Rihanna, Kanye, and Paul McCartney- it’s almost like someone took a musician lottery, threw the names in a Yahtzee cup, and created this collaboration. But it worked. Really, it did. It was honestly really great.

Here’s where I really had to pee so the next bits were a blur of things that included: 

Somebody I don’t remember

Beck.

Weird dancers and some white-haired chick singing in the corner.
I can't make this up, people.
Sam Smith.

Beck.

Chris Martin?

Oh look, Sam Smith again.

A dude who had a lot to say and I’m sure it was important but my potty dance is starting to get funny looks.

The "In Memoriam"- UM, WHERE WAS JOAN RIVERS, WHO PREVIOUSLY IN THE AFTERNOON ACTUALLY WON A GRAMMY?!?!?!

And literally the most over-hyped, underwhelming, disappointing close to an awards show ever.

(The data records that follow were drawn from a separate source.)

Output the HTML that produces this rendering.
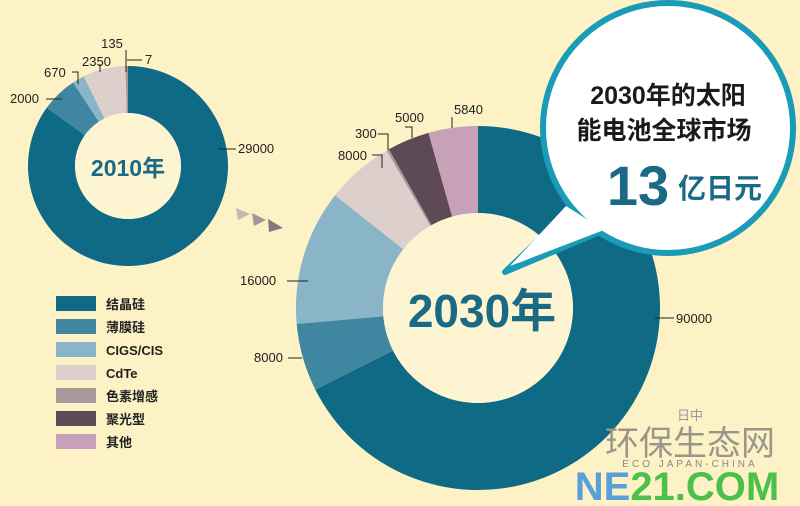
<!DOCTYPE html>
<html><head><meta charset="utf-8"><style>
html,body{margin:0;padding:0;background:#fcf2c5;}
svg{display:block}
text{font-family:"Liberation Sans","Noto Sans CJK SC",sans-serif;}
</style></head><body>
<svg id="s" width="800" height="506" viewBox="0 0 800 506" xmlns="http://www.w3.org/2000/svg">
<rect width="800" height="506" fill="#fcf2c5"/>
<g id="d1"></g><g id="d2"></g>
<circle cx="128" cy="166" r="53" fill="#fdf5d2"/>
<text x="128" y="176" text-anchor="middle" font-size="23" font-weight="bold" fill="#1a6a85">2010年</text>
<circle cx="478" cy="308" r="95" fill="#fdf5d2"/>
<text x="482" y="327" text-anchor="middle" font-size="46" font-weight="bold" fill="#1a6a85">2030年</text>
<!-- arrows -->
<polygon points="236,208 250,214 238,220" fill="#c9b7b8"/>
<polygon points="252,213 266,220 254,226" fill="#a8959a"/>
<polygon points="268,219 283,228 269,232" fill="#8a767d"/>
<!-- labels small -->
<g font-size="13" fill="#222" stroke="none">
<text x="112" y="48" text-anchor="middle">135</text>
<text x="145" y="64">7</text>
<text x="82" y="66">2350</text>
<text x="44" y="77">670</text>
<text x="10" y="103">2000</text>
<text x="238" y="153">29000</text>
<text x="240" y="285">16000</text>
<text x="254" y="362">8000</text>
<text x="338" y="160">8000</text>
<text x="355" y="138">300</text>
<text x="395" y="122">5000</text>
<text x="454" y="114">5840</text>
<text x="676" y="323">90000</text>
</g>
<g stroke="#222" stroke-width="1" fill="none">
<path d="M126,50 V72"/><path d="M127,60 H142"/><path d="M100,64 V72"/>
<path d="M72,72 H78 V84"/><path d="M46,99 H62"/><path d="M218,149 H236"/>
<path d="M287,281 H308"/><path d="M288,358 H302"/><path d="M372,155 H382 V168"/>
<path d="M378,134 H388 V150"/><path d="M405,127 H412 V138"/><path d="M452,117 V128"/><path d="M655,318 H674"/>
</g>
<!-- legend -->
<g font-size="13" font-weight="bold" fill="#222">
<rect x="56" y="296" width="40" height="15" fill="#0e6a85"/><text x="106" y="309">结晶硅</text>
<rect x="56" y="319" width="40" height="15" fill="#3f87a0"/><text x="106" y="332">薄膜硅</text>
<rect x="56" y="342" width="40" height="15" fill="#8ab4c8"/><text x="106" y="355">CIGS/CIS</text>
<rect x="56" y="365" width="40" height="15" fill="#ddd0cc"/><text x="106" y="378">CdTe</text>
<rect x="56" y="388" width="40" height="15" fill="#a89a9c"/><text x="106" y="401">色素增感</text>
<rect x="56" y="411" width="40" height="15" fill="#5e4a55"/><text x="106" y="424">聚光型</text>
<rect x="56" y="434" width="40" height="15" fill="#c8a0b8"/><text x="106" y="447">其他</text>
</g>
<!-- bubble -->
<path d="M570,210 L505,272 L600,232 Z" fill="#fff" stroke="#1a9bb8" stroke-width="6" stroke-linejoin="round"/>
<circle cx="668" cy="128" r="125" fill="#fff" stroke="#1a9bb8" stroke-width="6"/>
<path d="M566,206 L510,266 L604,230 Z" fill="#fff"/>
<g fill="#1a1a1a" font-weight="bold" text-anchor="middle">
<text x="668" y="104" font-size="25">2030年的太阳</text>
<text x="664" y="139" font-size="25">能电池全球市场</text>
<text x="638" y="205" font-size="56" fill="#1a6a85">13</text>
<text x="720" y="198" font-size="28" fill="#1a6a85">亿日元</text>
</g>
<!-- watermark -->
<g text-anchor="middle">
<text x="690" y="420" font-size="13" fill="#999">日中</text>
<text x="690" y="455" font-size="34" fill="#9b968a" font-family="Liberation Serif,Noto Serif CJK SC,serif">环保生态网</text>
<text x="690" y="467" font-size="10" fill="#888" letter-spacing="3">ECO JAPAN-CHINA</text>
<text x="677" y="500" font-size="40" font-weight="bold"><tspan fill="#5aa0d8">NE</tspan><tspan fill="#4cc04a">21.COM</tspan></text>
</g>
</svg>
<script>
function arcs(g,cx,cy,R,r,vals,cols){
 var t=vals.reduce((a,b)=>a+b,0),a=0,h='';
 vals.forEach(function(v,i){
  var a0=a,a1=a+v/t*2*Math.PI;a=a1;
  var p=(ang,rad)=>[cx+rad*Math.sin(ang),cy-rad*Math.cos(ang)];
  var L=(a1-a0)>Math.PI?1:0,o0=p(a0,R),o1=p(a1,R),i1=p(a1,r),i0=p(a0,r);
  h+='<path fill="'+cols[i]+'" d="M'+o0+' A'+R+','+R+' 0 '+L+' 1 '+o1+' L'+i1+' A'+r+','+r+' 0 '+L+' 0 '+i0+' Z"/>';
 });
 document.getElementById(g).innerHTML=h;
}
var C=['#0e6a85','#3f87a0','#8ab4c8','#ddd0cc','#a89a9c','#5e4a55','#c8a0b8'];
arcs('d1',128,166,100,53,[29000,2000,670,2350,135,7],['#0e6a85','#3f87a0','#8ab4c8','#ddd0cc','#a89a9c','#5e4a55']);
arcs('d2',478,308,182,95,[90000,8000,16000,8000,300,5000,5840],C);
</script>
</body></html>
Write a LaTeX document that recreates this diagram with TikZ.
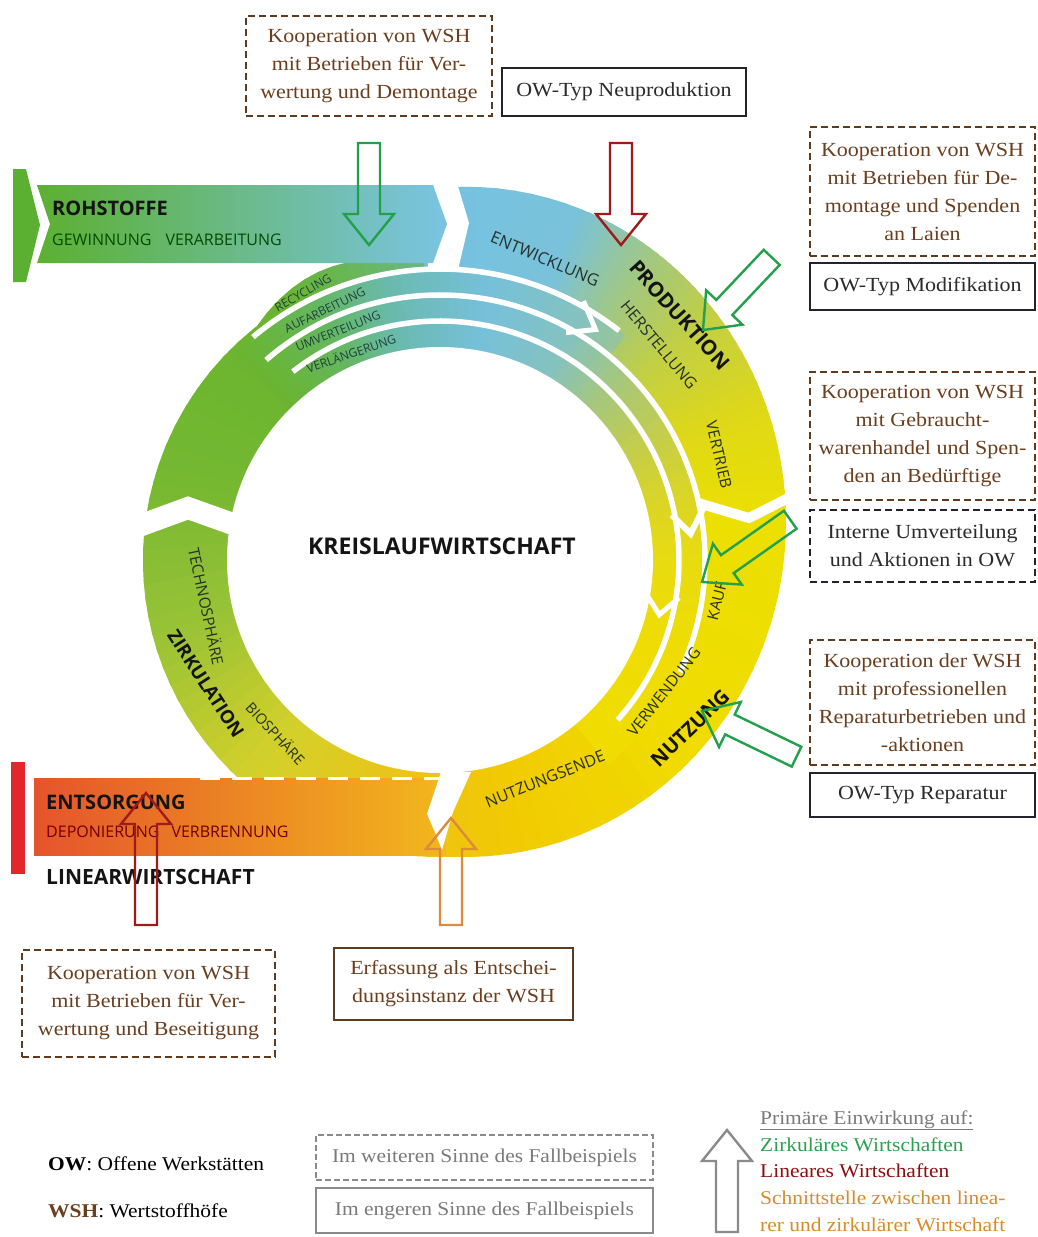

And not just because I had to pee, but because it just...was. Sorry, John. Shouldn’t have hitched your wagon to Beyonce’s bum, er...star (see above, shoulda asked Miranda if she’d make an exception for you to hop on her little red wagon. The show would have ended with a lot fewer raised eyebrows).

So, you want to know what I really thought of the whole thing? 

Loved it. 

It was great. 

No question, it was an amazing night, an amazing lineup, and it absolutely delivered. Personal preferences aside, some really talented people got together and put on a pretty fabulous show. I have been asked many times over the last two weeks what I thought “the best part” was, and I have a hands-down opinion on that one that I alluded to earlier: AC/DC wins. No one over the course of the evening was able to bring the audience back to the level that they opened the show with. Annie Lennox was a close second, but the night was for the Young. Angus Young, that is. And despite some controversy that surrounded this performance, as a musician and a music lover I’m giving this one to the old dudes. I hope the batteries in my horns hold out til next year, and I can’t wait to see what 2016 brings to try to top this show!

...And now, I think I’ll go eat a salad. Have to fit into another dress in 11 months, after all.